IDC will be keeping an eye on innovation in this space. Open banking is the theme of our annual financial services forum this year and we are also planning other research on APIs plus a close look at the new class of third party providers that will develop after PSD2 comes into force.

For the banks, the strategic problem is that the very bodies that are in charge of regulating them seem determined to loosen the bonds of loyalty (perhaps better described as “apathy”) between them and their customers. As we have written before, making it easier for customers to switch providers has been a driving force of regulation in the UK since the financial crisis, while PSD2 is moving in a similar direction by making customer data that was previously proprietary to banks available to any firm which spies a competitive opportunity.

The banks must therefore think through what their own position will be in a post-Open Banking, post-PSD2 environment. Staying competitive both on price and customer experience grounds will be a must. But how they decide to approach the third parties that move into the space, how proactive they can afford to be in terms of giving access to their customer base to Fintechs or other service providers, is the more interesting question going forward.

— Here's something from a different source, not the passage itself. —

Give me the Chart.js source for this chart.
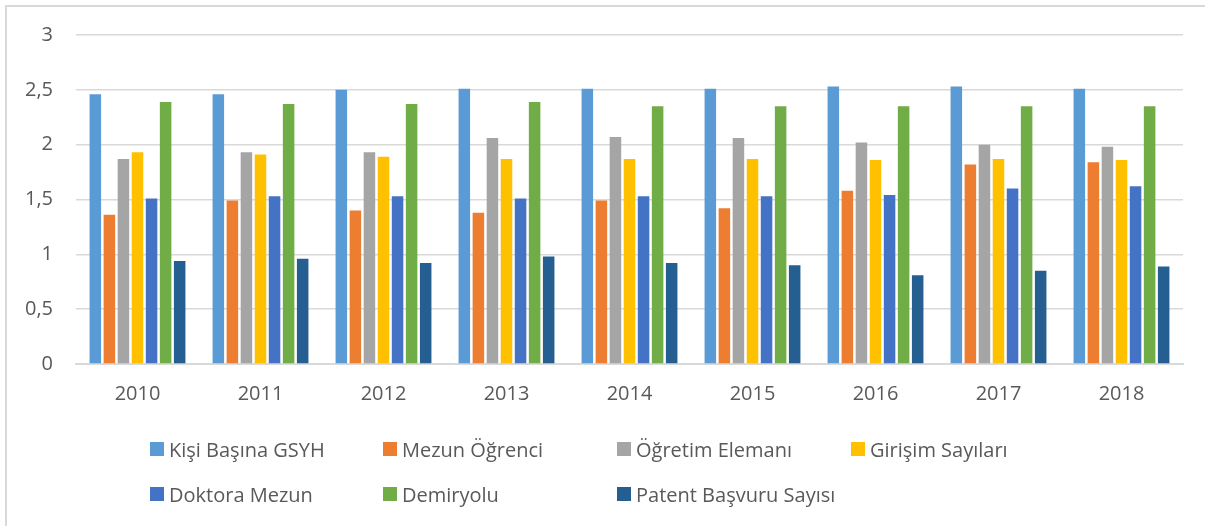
<!DOCTYPE html>
<html>
<head>
<meta charset="utf-8">
<script src="https://cdn.jsdelivr.net/npm/chart.js@4/dist/chart.umd.min.js"></script>
<style>
  html, body { margin: 0; padding: 0; background: #fff; overflow: hidden; }
  body { width: 1205px; height: 526px; position: relative; font-family: "Open Sans", sans-serif; }
  #frame { position: absolute; left: 5px; top: 5px; width: 1300px; height: 600px;
           border: 2px solid #d9d9d9; box-sizing: border-box; }
  #wrap { position: absolute; left: 0; top: 0; width: 1205px; height: 420px; }
  #legend { position: absolute; left: 0; top: 0; width: 1205px; height: 526px; pointer-events: none; }
  .item { position: absolute; height: 24px; display: flex; align-items: center;
          font-size: 20px; color: #595959; white-space: nowrap; }
  .item .box { width: 14px; height: 14px; margin-right: 5px; flex: none; }
</style>
</head>
<body>
<div id="frame"></div>
<div id="wrap"><canvas id="chart"></canvas></div>
<div id="legend"></div>
<script>
  // values
  const years = ['2010', '2011', '2012', '2013', '2014', '2015', '2016', '2017', '2018'];
  const yTicks = [0, 0.5, 1, 1.5, 2, 2.5, 3];

  const kisiBasinaGsyh = [2.46, 2.46, 2.50, 2.51, 2.51, 2.51, 2.53, 2.53, 2.51];
  const mezunOgrenci   = [1.36, 1.49, 1.40, 1.38, 1.49, 1.42, 1.58, 1.82, 1.84];
  const ogretimElemani = [1.87, 1.93, 1.93, 2.06, 2.07, 2.06, 2.02, 2.00, 1.98];
  const girisimSayilari = [1.93, 1.91, 1.89, 1.87, 1.87, 1.87, 1.86, 1.87, 1.86];
  const doktoraMezun   = [1.51, 1.53, 1.53, 1.51, 1.53, 1.53, 1.54, 1.60, 1.62];
  const demiryolu      = [2.39, 2.37, 2.37, 2.39, 2.35, 2.35, 2.35, 2.35, 2.35];
  const patentBasvuru  = [0.94, 0.96, 0.92, 0.98, 0.92, 0.90, 0.81, 0.85, 0.89];

  const seriesNames = ['Kişi Başına GSYH', 'Mezun Öğrenci', 'Öğretim Elemanı', 'Girişim Sayıları',
                       'Doktora Mezun', 'Demiryolu', 'Patent Başvuru Sayısı'];
  const seriesValues = [kisiBasinaGsyh, mezunOgrenci, ogretimElemani, girisimSayilari,
                        doktoraMezun, demiryolu, patentBasvuru];
  const seriesColors = ['#5B9BD5', '#ED7D31', '#A5A5A5', '#FFC000', '#4472C4', '#70AD47', '#255E91'];

  const TEXT = '#595959';
  const GRID = '#d9d9d9';
  const FONT = { family: '"Open Sans", sans-serif', size: 20 };

  new Chart(document.getElementById('chart'), {
    type: 'bar',
    data: {
      labels: years,
      datasets: seriesNames.map((name, i) => ({
        label: name,
        data: seriesValues[i],
        backgroundColor: seriesColors[i],
        borderWidth: 0,
        categoryPercentage: 0.8,
        barPercentage: 0.82,
      })),
    },
    options: {
      responsive: true,
      maintainAspectRatio: false,
      animation: false,
      events: [],
      layout: { padding: { top: 35, right: 22, left: 0, bottom: 0 } },
      plugins: { legend: { display: false }, tooltip: { enabled: false } },
      scales: {
        x: {
          grid: { display: false, drawTicks: false },
          border: { display: true, color: GRID, width: 2 },
          ticks: { color: TEXT, font: FONT, padding: 18, maxRotation: 0 },
          afterFit: (s) => { s.height = 56; },
        },
        y: {
          min: 0,
          max: 3,
          afterBuildTicks: (s) => { s.ticks = yTicks.map((v) => ({ value: v })); },
          grid: { color: GRID, lineWidth: 1.5, drawTicks: false },
          border: { display: false },
          ticks: {
            color: TEXT,
            font: FONT,
            padding: 23,
            callback: (v) => String(v).replace('.', ','),
          },
          afterFit: (s) => { s.width = 76; },
        },
      },
    },
  });

  // legend laid out on Excel's 4-column grid
  const legendCols = [150, 383, 617, 851];
  const legendRows = [437, 482];
  const legend = document.getElementById('legend');
  seriesNames.forEach((name, i) => {
    const el = document.createElement('div');
    el.className = 'item';
    el.style.left = legendCols[i % 4] + 'px';
    el.style.top = legendRows[Math.floor(i / 4)] + 'px';
    const box = document.createElement('span');
    box.className = 'box';
    box.style.background = seriesColors[i];
    const txt = document.createElement('span');
    txt.textContent = name;
    el.appendChild(box);
    el.appendChild(txt);
    legend.appendChild(el);
  });
</script>
</body>
</html>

The likes of BBVA are already offering API access to third parties in a number of different areas, while challenger Fidor Bank in Germany is basing its business model around APIs. Inevitably, many banks will be thinking in terms of minimum compliance. We at IDC think this could be dangerous. However, it is likely to remain the case until we see the kind of “killer app” for financial services which, which for all the talk and promising candidates of the last few years, has not yet appeared. The Open Banking initiative and PSD2 may just produce it.